Да ведь и началось у нас в значительной мере со странной, может быть, с точки зрения редактора, работы: мне многое приходилось просто восстанавливать по сравнению с тем, что было уничтожено в журнальных текстах, выступать как бы в роли реставратора. И в то же время Михаил Александрович наметил и другой путь для редактирования: он старался избавиться от перенасыщения языка в своем произведении местными речениями. Тут тоже я старался помочь ему, как мог. Чтобы прояснить сущность этой работы и предостеречь о сложности в подходе к ней, в ходе дальнейших моих воспоминаний я расскажу о беседе писателя со шведскими студентами во время его пребывания в Швеции после вручения ему Нобелевской премии. Благодаря усилиям одного работника нашего посольства (его фамилия – Рымко) удалось сохранить и в «Литературной газете» напечатать запись этой беседы. Там драгоценнейшие свидетельства. А перед этим я хотел бы остановиться на вопросе, который иногда возникает в устных и печатных выступлениях некоторых литераторов: прибавила ли Нобелевская премия что-нибудь к популярности автора «Тихого Дона» во всем мире? И была ли эта премия желанием, как некоторые склонны утверждать, потрафить Советскому Союзу и чуть ли не коммунистической партии? Относительно популярности надо отметить так: конечно, прибавила. Немногие достигают такой степени признания. Мне довелось видеть воочию нобелевские празднества там, в Швеции. Видел я всю торжественную церемонию, смог почувствовать всю атмосферу праздника. Кстати, и о том, не было ли присуждение престижнейшей премии стремлением угодить Советскому Союзу. Думаю, что скорее – наоборот… Как он отнесся сам? Когда он ритуально благодарил за присуждение премии, он без чрезмерной мягкости заметил, что, по совести сказать, думает, что это могло произойти на тридцать лет раньше. Эффект от встречи с ним был в Швеции колоссальный. Пресс-конференция с ним по числу присутствующих превзошла все предыдущие. Любопытно отметить, что перед ним там была Софи Лорен…2

Почему я думаю, что вряд ли присуждение премии Шолохову было вызвано желанием угодить Советскому Союзу? Мне кажется, эту премию рассматривали скорее как укол Советскому Союзу. Эта книга рассматривалась ведь в советских кругах как «малоприемлемая», не сказать – диссидентская, но, во всяком случае, очень уж острая, такая, что вызвала явное неудовольствие: ее ведь разносили и после публикации в журнале и когда роман был окончен. Даже тот человек, о котором теперь говорят «Сам», и тот не выразил восторга по поводу финала: ему, очевидно, хотелось, чтобы Григорий пришел к определенному решению, но в то же время он понимал – это, конечно, догадки! – что шутить со всем этим не следует, понимал ту пользу, которую может принести признание Шолохова, и поэтому присуждение советской премии последовало за публикацией романа немедленно. А теперь посмотрим, в каком окружении предстал лауреат премии Нобелевской. Лауреаты русские: Бунин (эмигрант), Пастернак и вот Шолохов… Вряд ли все это делалось, чтобы советскому государству потрафить.

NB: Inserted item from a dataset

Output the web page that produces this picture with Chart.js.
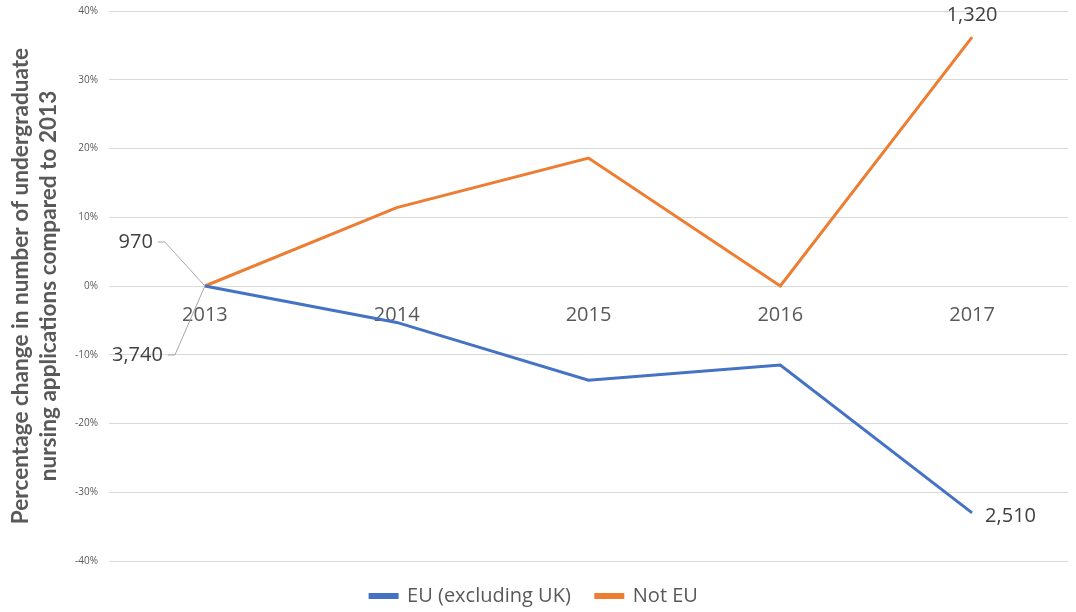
<!DOCTYPE html>
<html>
<head>
<meta charset="utf-8">
<script src="https://cdn.jsdelivr.net/npm/chart.js@4.4.1/dist/chart.umd.min.js"></script>
<style>
  html, body { margin: 0; padding: 0; background: #fff; }
  #wrap { width: 1076px; height: 612px; }
</style>
</head>
<body>
<div id="wrap"><canvas id="chart"></canvas></div>
<script>
// years on the x axis
const years = ["2013", "2014", "2015", "2016", "2017"]

// % change compared to 2013
const euValues = [0, -5.3, -13.7, -11.5, -33.0]
const notEuValues = [0, 11.4, 18.6, 0, 36.2]

// application counts shown at the first and last point
const euCounts = ["3,740", null, null, null, "2,510"]
const notEuCounts = ["970", null, null, null, "1,320"]

const yTicks = [-40, -30, -20, -10, 0, 10, 20, 30, 40]

const FONT = "'Open Sans', sans-serif"

// where each count label sits relative to its point (dx, dy, align, leader)
const labelPlacement = {
  "0-0": { dx: -42, dy: 69, align: "right", leader: true },
  "0-4": { dx: 13, dy: 3, align: "left", leader: false },
  "1-0": { dx: -52, dy: -44, align: "right", leader: true },
  "1-4": { dx: 0, dy: -22, align: "center", leader: false }
}

const countLabels = {
  id: "countLabels",
  afterDatasetsDraw(chart) {
    const ctx = chart.ctx
    ctx.save()
    ctx.font = "20px " + FONT
    ctx.textBaseline = "middle"
    chart.data.datasets.forEach((ds, di) => {
      const meta = chart.getDatasetMeta(di)
      ds.counts.forEach((txt, i) => {
        if (!txt) return
        const pt = meta.data[i]
        const p = labelPlacement[di + "-" + i]
        const tx = pt.x + p.dx
        const ty = pt.y + p.dy
        if (p.leader) {
          ctx.strokeStyle = "#A6A6A6"
          ctx.lineWidth = 1
          ctx.beginPath()
          ctx.moveTo(tx + 5, ty)
          ctx.lineTo(tx + 12, ty)
          ctx.lineTo(pt.x, pt.y)
          ctx.stroke()
        }
        ctx.fillStyle = "#404040"
        ctx.textAlign = p.align
        ctx.fillText(txt, tx, ty)
      })
    })
    ctx.restore()
  }
}

const ctx = document.getElementById("chart").getContext("2d")

new Chart(ctx, {
  type: "line",
  data: {
    labels: years,
    datasets: [
      {
        label: "EU (excluding UK)",
        data: euValues,
        counts: euCounts,
        borderColor: "#4472C4",
        backgroundColor: "#4472C4",
        borderWidth: 3,
        pointRadius: 0,
        tension: 0
      },
      {
        label: "Not EU",
        data: notEuValues,
        counts: notEuCounts,
        borderColor: "#ED7D31",
        backgroundColor: "#ED7D31",
        borderWidth: 3,
        pointRadius: 0,
        tension: 0
      }
    ]
  },
  options: {
    responsive: true,
    maintainAspectRatio: false,
    animation: false,
    layout: {
      padding: { top: 11, right: 8, left: 0, bottom: -4 }
    },
    scales: {
      x: {
        type: "category",
        offset: true,
        position: { y: 0 },
        grid: { display: false, drawTicks: false },
        border: { display: false },
        ticks: {
          color: "#595959",
          font: { family: FONT, size: 20 },
          padding: 17,
          maxRotation: 0
        }
      },
      y: {
        min: -40,
        max: 40,
        afterBuildTicks: (scale) => {
          scale.ticks = yTicks.map(v => ({ value: v }))
        },
        afterFit: (scale) => {
          scale.width = 109
        },
        // invisible tick marks push the labels away from the plot
        grid: { color: "#D9D9D9", lineWidth: 1, drawTicks: true, tickLength: 11, tickColor: "rgba(0,0,0,0)" },
        border: { display: false },
        ticks: {
          color: "#595959",
          font: { family: FONT, size: 10 },
          padding: 0,
          callback: (v) => v + "%"
        },
        title: {
          display: true,
          text: ["Percentage change in number of undergraduate", "nursing applications compared to 2013"],
          color: "#595959",
          font: { family: "Lato, sans-serif", size: 22.6, weight: "bold", lineHeight: 1.27 },
          padding: { top: 6, bottom: 0 }
        }
      }
    },
    plugins: {
      legend: {
        position: "bottom",
        labels: {
          color: "#595959",
          font: { family: FONT, size: 20 },
          boxWidth: 27,
          boxHeight: 3,
          padding: 25
        }
      },
      tooltip: { enabled: false }
    }
  },
  plugins: [countLabels]
})
</script>
</body>
</html>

Меня порою спрашивали: а что из шведского празднества запомнилось больше всего? Отвечал: все! Но кое-что – особенно. Во-первых, вечер в Обществе шведско-советской дружбы. Там был ужин в большом зале, в торжественной обстановке, и по времени это совпало с трогательным шведским праздником, который отмечается в рождественские дни. Это праздник «Люсии». Он отмечается во всем мире, оказывается. В каждом шведском доме, в каждом учреждении есть своя, местная, Люсия. Если вы приезжий, живете в гостинице, для вас праздник начинается так: утром к вам в номер стучатся, и появляется девушка в белом платье, гостиничная Люсия, она предлагает вам чашечку кофе, которую вы обязаны выпить. Избирают Люсию общенациональную. Эта разъезжает по городу на автомобиле, ей фирма, торгующая мехами, дарит шубу, на ней делают бизнес. А идея праздника – гимн Свету. Основа имени Люсия и есть «свет». Праздник и зародился в северной стране, как радостное приветствие весне, свету.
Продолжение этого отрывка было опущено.